NEW DELHI — In the span of a single day, India vaulted into the front ranks of global technology. Amazon and Microsoft, two of the world’s most powerful companies, pledged more than $50 billion to build out India’s digital infrastructure — a staggering infusion that analysts say could permanently alter the geography of artificial intelligence and cloud computing.
The speed of the announcements was breathtaking. Within 24 hours, boardroom strategy became geopolitical theatre. And the momentum was not isolated: barely a month earlier, Google had committed another $15 billion, sending a clear signal to the world that India is no longer the future — it is the present. It is where companies want to build, innovate, and scale for the world.
Together, these investments are aimed at expanding cloud infrastructure, AI development, data centres, e‑commerce logistics, and advanced manufacturing. But the real impact will be felt by the people. Millions of new jobs are expected to be created over the coming years as India positions itself as the fastest‑growing technology hub on the planet.
The deeper story, however, is one of long preparation: India has been laying digital tracks for years, and the world’s tech giants have finally decided they can no longer afford to wait.
India’s transformation did not happen overnight. For more than a decade, the government has invested heavily in digital public infrastructure — Aadhaar for identity, UPI for payments, and a growing lattice of e‑governance platforms. These systems knit together a population of more than a billion people, creating a ready‑made foundation for private innovation.

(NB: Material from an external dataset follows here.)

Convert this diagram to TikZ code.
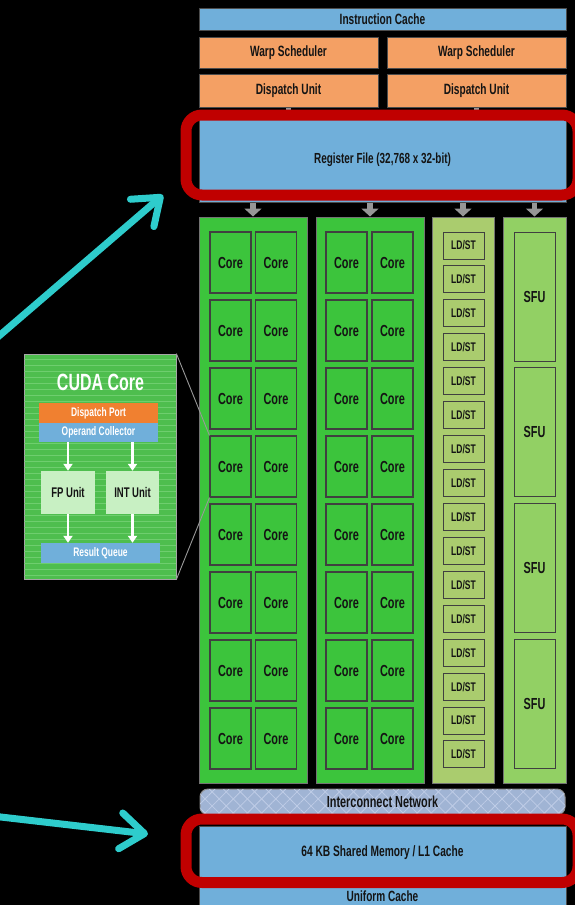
\documentclass[tikz,border=0pt]{standalone}
\usepackage{fontspec}
\setmainfont{Liberation Sans}[FakeStretch=0.68]
\usetikzlibrary{arrows.meta,patterns.meta}
\definecolor{cblue}{RGB}{112,175,218}
\definecolor{corange}{RGB}{244,160,100}
\definecolor{cgreen}{RGB}{60,196,60}
\definecolor{cldst}{RGB}{170,204,110}
\definecolor{csfu}{RGB}{146,208,100}
\definecolor{cred}{RGB}{192,0,0}
\definecolor{ccyan}{RGB}{46,204,204}
\definecolor{cnet}{RGB}{160,180,212}
\definecolor{cnetl}{RGB}{190,204,230}
\definecolor{cinset}{RGB}{78,190,78}
\definecolor{cstripe}{RGB}{110,206,110}
\definecolor{cdisp}{RGB}{240,128,48}
\definecolor{cunit}{RGB}{200,240,195}
\definecolor{ctext}{RGB}{20,20,20}
\definecolor{carrowgray}{RGB}{150,150,150}
\tikzset{
  unitbox/.style={draw=black!70, line width=1pt, inner sep=0pt, text=ctext,
    font=\bfseries\fontsize{14.9}{16}\selectfont},
  bluebox/.style={unitbox, fill=cblue},
  orbox/.style={unitbox, fill=corange},
  colbox/.style={draw=black!55, line width=1pt, inner sep=0pt, minimum height=566pt},
  corebox/.style={draw=black!75, line width=1.1pt, fill=cgreen, inner sep=0pt,
    minimum width=41pt, minimum height=61pt, text=ctext, font=\bfseries\fontsize{16}{17}\selectfont},
  ldstbox/.style={draw=black!75, line width=1pt, fill=cldst, inner sep=0pt,
    minimum width=41pt, minimum height=27pt, text=ctext, font=\bfseries\fontsize{12.5}{13}\selectfont},
  sfubox/.style={draw=black!75, line width=1pt, fill=csfu, inner sep=0pt,
    minimum width=41pt, minimum height=129pt, text=ctext, font=\bfseries\fontsize{16}{17}\selectfont},
  grayarrow/.style={draw=carrowgray, line width=5.5pt, -{Triangle[width=17pt,length=8pt]}},
  graytab/.style={draw=carrowgray, line width=5pt},
  redframe/.style={draw=cred, line width=11pt, rounded corners=16pt, inner sep=0pt},
  cyanarrow/.style={draw=ccyan, line width=7pt, line cap=round,
    -{Straight Barb[length=24pt,width=36pt,round]}},
  insetbox/.style={draw=gray!70, line width=0.8pt, fill=cinset, inner sep=0pt,
    postaction={pattern={Lines[angle=0,distance=6pt,line width=0.6pt]}, pattern color=cstripe}},
  smallbar/.style={inner sep=0pt, text=white, font=\bfseries\fontsize{12.4}{13}\selectfont,
    minimum width=119pt, minimum height=19.5pt},
  fpbox/.style={fill=cunit, inner sep=0pt, text=ctext, font=\bfseries\fontsize{14}{15}\selectfont,
    minimum height=43pt},
  whitearrow/.style={draw=white, line width=2.6pt, -{Triangle[width=9pt,length=7pt]}},
  zoomline/.style={draw=gray!80, line width=0.9pt}
}
\begin{document}
\begin{tikzpicture}[x=1pt,y=-1pt]
\useasboundingbox (0,0) rectangle (575,905);
\fill[black] (0,0) rectangle (575,905);

% top units
\node[bluebox, minimum width=367pt, minimum height=22pt] (icache) at (382.5,19) {Instruction Cache};
\node[orbox, minimum width=179pt, minimum height=31pt] (w1) at (288.5,52.5) {Warp Scheduler};
\node[orbox, minimum width=179pt, minimum height=31pt] (w2) at (476.5,52.5) {Warp Scheduler};
\node[orbox, minimum width=179pt, minimum height=33pt] (d1) at (288.5,90.5) {Dispatch Unit};
\node[orbox, minimum width=179pt, minimum height=33pt] (d2) at (476.5,90.5) {Dispatch Unit};
\node[bluebox, minimum width=367pt, minimum height=85pt, font=\bfseries\fontsize{14.6}{15}\selectfont] (reg) at (382.5,159.5) {Register File (32,768 x 32-bit)};
\draw[graytab] (d1.south) -- (reg.north -| d1.south);
\draw[graytab] (d2.south) -- (reg.north -| d2.south);

% columns
\node[colbox, fill=cgreen, minimum width=108pt] (col1) at (253,500) {};
\node[colbox, fill=cgreen, minimum width=108pt] (col2) at (370,500) {};
\node[colbox, fill=cldst, minimum width=62pt] (col3) at (463,500) {};
\node[colbox, fill=csfu, minimum width=63pt] (col4) at (534.5,500) {};
\foreach \c in {col1,col2,col3,col4}{
  \draw[grayarrow] (reg.south -| \c.north) -- (\c.north);
}

% cores
\foreach \r in {1,...,8}{
  \node[corebox] (c1L\r) at (230.5,{262.5+68*(\r-1)}) {Core};
  \node[corebox] (c1R\r) at (276,{262.5+68*(\r-1)}) {Core};
  \node[corebox] (c2L\r) at (346.5,{262.5+68*(\r-1)}) {Core};
  \node[corebox] (c2R\r) at (392.5,{262.5+68*(\r-1)}) {Core};
}
\foreach \r in {0,...,15}{
  \node[ldstbox] (ls\r) at (463.5,{245.5+33.93*\r}) {LD/ST};
}
\foreach \r in {0,...,3}{
  \node[sfubox] (sfu\r) at (534.5,{296.5+135.67*\r}) {SFU};
}

% bottom units
\node[unitbox, fill=cnet, draw=black!45, rounded corners=8pt, minimum width=365pt, minimum height=26pt,
  postaction={pattern={Lines[angle=45,distance=10pt,line width=0.8pt]}, pattern color=cnetl},
  postaction={pattern={Lines[angle=-45,distance=10pt,line width=0.8pt]}, pattern color=cnetl}]
  (net) at (382.5,802) {};
\node[text=ctext, font=\bfseries\fontsize{16}{17}\selectfont, inner sep=0pt] (netlabel) at (382.5,802) {Interconnect Network};
\node[bluebox, minimum width=367pt, minimum height=32pt, font=\bfseries\fontsize{14.8}{16}\selectfont] (uni) at (382.5,896.5) {Uniform Cache};
\node[bluebox, minimum width=367pt, minimum height=54pt, font=\bfseries\fontsize{15}{16}\selectfont] (smem) at (382.5,853) {64 KB Shared Memory / L1 Cache};

% red highlight frames
\node[redframe, minimum width=392pt, minimum height=80pt] (regframe) at (382,155) {};
\node[redframe, minimum width=392pt, minimum height=63.5pt] (memframe) at (382,850.75) {};

% cyan arrows
\coordinate (u0) at (-8,342);
\coordinate (u1) at (163,195);
\draw[cyanarrow] (u0) -- (u1);
\coordinate (l0) at (-8,816);
\coordinate (l1) at (148,834);
\draw[cyanarrow] (l0) -- (l1);

% CUDA core inset
\node[insetbox, minimum width=152pt, minimum height=225pt] (inset) at (100,466.5) {};
\node[text=white, font=\bfseries\fontsize{23.5}{25}\selectfont, inner sep=0pt] (insettitle) at (100.5,382) {CUDA Core};
\node[smallbar, fill=cdisp] (dport) at (98.5,413) {Dispatch Port};
\node[smallbar, fill=cblue] (opcol) at (98.5,432.5) {Operand Collector};
\node[fpbox, minimum width=54pt] (fp) at (68,492.5) {FP Unit};
\node[fpbox, minimum width=53pt] (int) at (132.5,492.5) {INT Unit};
\node[smallbar, fill=cblue, minimum height=20pt] (rq) at (100.5,553) {Result Queue};
\draw[whitearrow] (opcol.south -| fp.north) -- (fp.north);
\draw[whitearrow] (opcol.south -| int.north) -- (int.north);
\draw[whitearrow] (fp.south) -- (rq.north -| fp.south);
\draw[whitearrow] (int.south) -- (rq.north -| int.south);

% zoom lines
\draw[zoomline] (inset.north east) -- (c1L4.north west);
\draw[zoomline] (inset.south east) -- (c1L4.south west);
\end{tikzpicture}
\end{document}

At the same time, India’s workforce evolved. Once seen primarily as a back office for global firms, Indian engineers and entrepreneurs began building products for domestic and international markets. The rise of unicorns in fintech, health‑tech, and e‑commerce signalled that India was no longer just coding for others — it was inventing for itself.
The $50 billion spree was not just about capital. It was about urgency. Microsoft and Amazon are racing to secure land, power, and talent before rivals do. Their plans include:
- Hyperscale data centres in multiple regions, designed to meet India’s data localization rules.
- AI research hubs that will train generative models on specialized chips.
- Cloud regions tailored to Indian customers, offering low‑latency services for banks, retailers, and startups.
- Renewable energy commitments, ensuring that at least part of the infrastructure is powered sustainably.
One analyst described the moment as “the largest cloud‑computing buildout in India’s history.” Another called it “a tech gold rush.”
India offers a rare mix that few markets can rival: a billion‑plus consumers eager for digital services, millions of engineers trained in AI and advanced computing, and a state whose digitized public infrastructure lowers barriers to innovation.
For companies training AI at scale, this mix is hard to replicate. And it is not just about cost. It is about capability.
Local demand is surging. Startups need compliant, low‑latency cloud access. Banks want secure infrastructure. Retailers want AI‑powered logistics. Even agriculture is being reimagined with digital tools — from crop monitoring to predictive supply chains.
The psychological shift is as important as the economic one. For decades, India was seen as a place to outsource. Now, it is a place to invent.
Microsoft and Amazon’s investments are expected to create thousands of high‑skilled jobs, expand training programs, and deepen India’s integration into global supply chains. Startups will benefit from easier access to advanced infrastructure. Traditional industries will gain new tools to modernize.
But challenges remain. India must keep pace on power generation, connectivity, and regulation. It must also ensure that the value created by Big Tech stays in the country — not just flowing outward to corporate headquarters abroad.
India’s sudden elevation to AI superhub status is not just a business story. It is geopolitical. With this $50 billion burst, India joins a short list of global AI centres — alongside the United States, Europe, and parts of East Asia.
For Washington, the sudden wave of investment is a reminder that India has become a crucial anchor in global technology supply chains. For Beijing, it is a warning shot — evidence that a formidable rival is rising just beyond its borders. And for New Delhi’s policymakers, it is vindication: years of building digital rails and courting industry have finally paid off.
The future of technology will not be built in Silicon Valley alone. It may be built in Hyderabad, Pune, or Bengaluru.
India’s challenge now is to translate this capital into lasting capability. That means building reliable power grids, expanding fibre connectivity, and crafting regulations that balance innovation with sovereignty. It also means nurturing homegrown startups so that the benefits of Big Tech’s arrival ripple outward, rather than concentrating in a few enclaves.